** START GIVEN DATA **
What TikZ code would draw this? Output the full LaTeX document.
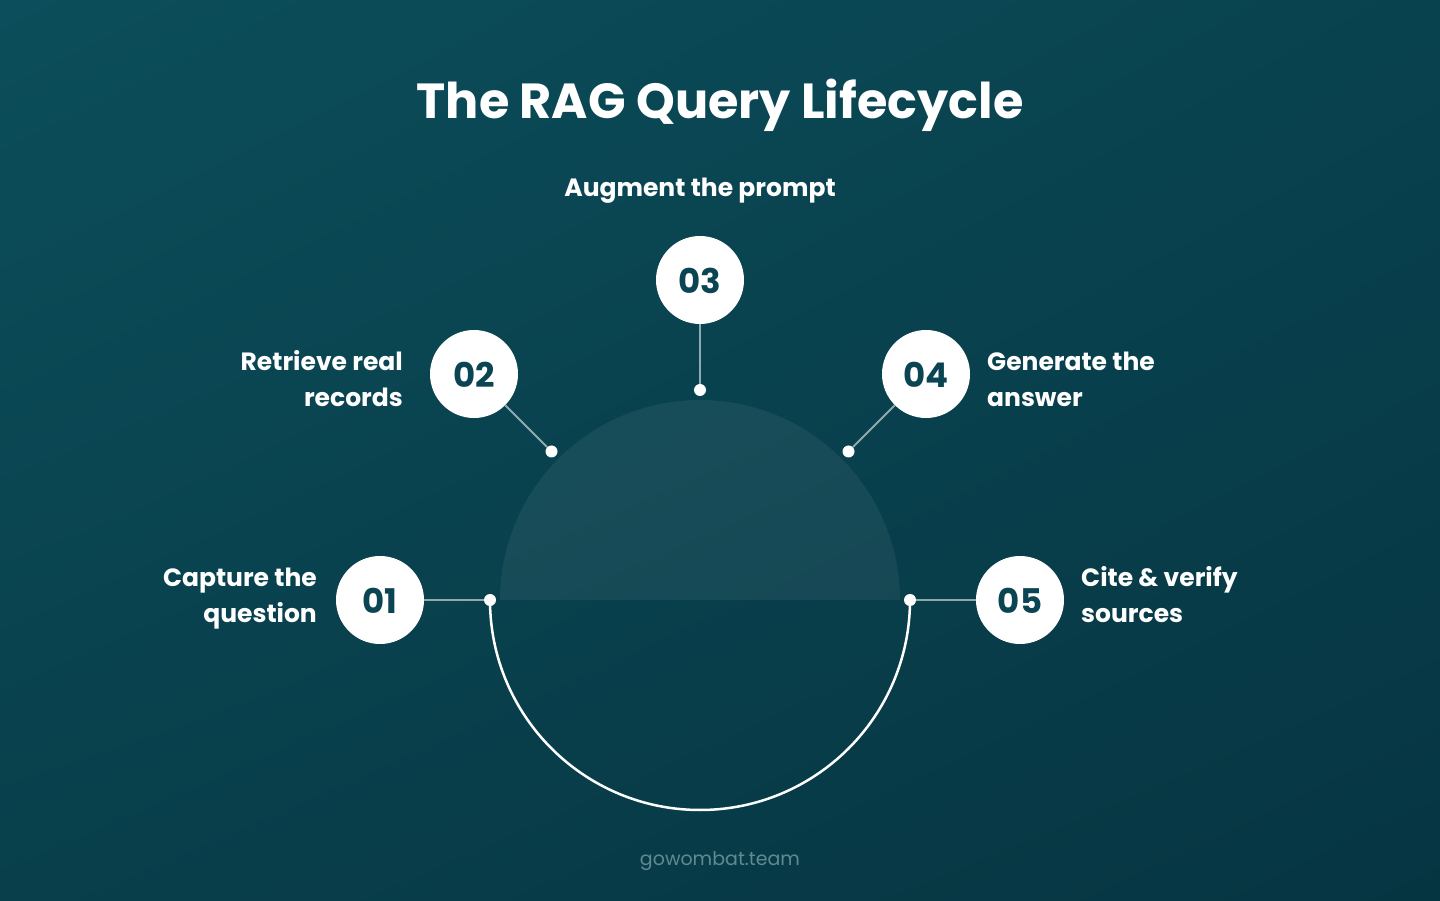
\documentclass[tikz,border=0pt]{standalone}
\usepackage{fontspec}
\setmainfont{Poppins}[BoldFont={Poppins Bold}]
\usetikzlibrary{shadings}
\definecolor{bgA}{HTML}{0C4E5B}
\definecolor{bgB}{HTML}{063542}
\definecolor{bgC}{HTML}{09424F}
\definecolor{bgD}{HTML}{083F4B}
\definecolor{numcol}{HTML}{0B4452}
\definecolor{footcol}{HTML}{5F8A92}
\begin{document}
\begin{tikzpicture}[x=1pt,y=1pt,
  stepcircle/.style={circle,fill=white,minimum size=88pt,inner sep=0pt,text=numcol,text height=28pt,text depth=0pt,font=\fontsize{34}{34}\selectfont\bfseries},
  dotnode/.style={circle,fill=white,minimum size=12pt,inner sep=0pt},
  link/.style={draw=white,draw opacity=0.55,line width=1.8pt},
  label/.style={text=white,inner sep=0pt,font=\fontsize{25}{36}\selectfont\bfseries}
]
\useasboundingbox (0,0) rectangle (1440,900);
\shade[upper left=bgA,upper right=bgC,lower left=bgD,lower right=bgB] (0,0) rectangle (1440,900);

% half disc and arc
\fill[white,opacity=0.06] (500,300) arc[start angle=180,end angle=0,radius=200] -- cycle;
\draw[white,line width=2.5pt] (490,300) arc[start angle=180,end angle=360,radius=210];

% title
\node[text=white,inner sep=0pt,font=\fontsize{49.3}{49.3}\selectfont\bfseries] (title) at (720,795) {The RAG Query Lifecycle};

% dots
\node[dotnode] (d1) at (490,300) {};
\node[dotnode] (d2) at (551.5,448.5) {};
\node[dotnode] (d3) at (700,510) {};
\node[dotnode] (d4) at (848.5,448.5) {};
\node[dotnode] (d5) at (910,300) {};

% circles
\node[stepcircle] (c1) at (380,300) {01};
\node[stepcircle] (c2) at (474,526) {02};
\node[stepcircle] (c3) at (700,620) {03};
\node[stepcircle] (c4) at (926,526) {04};
\node[stepcircle] (c5) at (1020,300) {05};

% connectors
\draw[link] (c1) -- (d1);
\draw[link] (c2) -- (d2);
\draw[link] (c3) -- (d3);
\draw[link] (c4) -- (d4);
\draw[link] (c5) -- (d5);

% labels
\node[label,anchor=east,align=right] (l1) at (317,301) {Capture the\\question};
\node[label,anchor=east,align=right] (l2) at (403,521) {Retrieve real\\records};
\node[label,anchor=center] (l3) at (700,709) {Augment the prompt};
\node[label,anchor=west,align=left] (l4) at (987,521) {Generate the\\answer};
\node[label,anchor=west,align=left] (l5) at (1081,305) {Cite \& verify\\sources};

% footer
\node[text=footcol,inner sep=0pt,font=\fontsize{19}{19}\selectfont] (foot) at (720,39) {gowombat.team};
\end{tikzpicture}
\end{document}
** END GIVEN DATA **
▶ [DO THIS] Restate the material word for word from its first line through the line containing "(title) at (720,795)", both included; the pictures do not belong in it.

▶ [RESULT]
What TikZ code would draw this? Output the full LaTeX document.
\documentclass[tikz,border=0pt]{standalone}
\usepackage{fontspec}
\setmainfont{Poppins}[BoldFont={Poppins Bold}]
\usetikzlibrary{shadings}
\definecolor{bgA}{HTML}{0C4E5B}
\definecolor{bgB}{HTML}{063542}
\definecolor{bgC}{HTML}{09424F}
\definecolor{bgD}{HTML}{083F4B}
\definecolor{numcol}{HTML}{0B4452}
\definecolor{footcol}{HTML}{5F8A92}
\begin{document}
\begin{tikzpicture}[x=1pt,y=1pt,
  stepcircle/.style={circle,fill=white,minimum size=88pt,inner sep=0pt,text=numcol,text height=28pt,text depth=0pt,font=\fontsize{34}{34}\selectfont\bfseries},
  dotnode/.style={circle,fill=white,minimum size=12pt,inner sep=0pt},
  link/.style={draw=white,draw opacity=0.55,line width=1.8pt},
  label/.style={text=white,inner sep=0pt,font=\fontsize{25}{36}\selectfont\bfseries}
]
\useasboundingbox (0,0) rectangle (1440,900);
\shade[upper left=bgA,upper right=bgC,lower left=bgD,lower right=bgB] (0,0) rectangle (1440,900);

% half disc and arc
\fill[white,opacity=0.06] (500,300) arc[start angle=180,end angle=0,radius=200] -- cycle;
\draw[white,line width=2.5pt] (490,300) arc[start angle=180,end angle=360,radius=210];

% title
\node[text=white,inner sep=0pt,font=\fontsize{49.3}{49.3}\selectfont\bfseries] (title) at (720,795) {The RAG Query Lifecycle};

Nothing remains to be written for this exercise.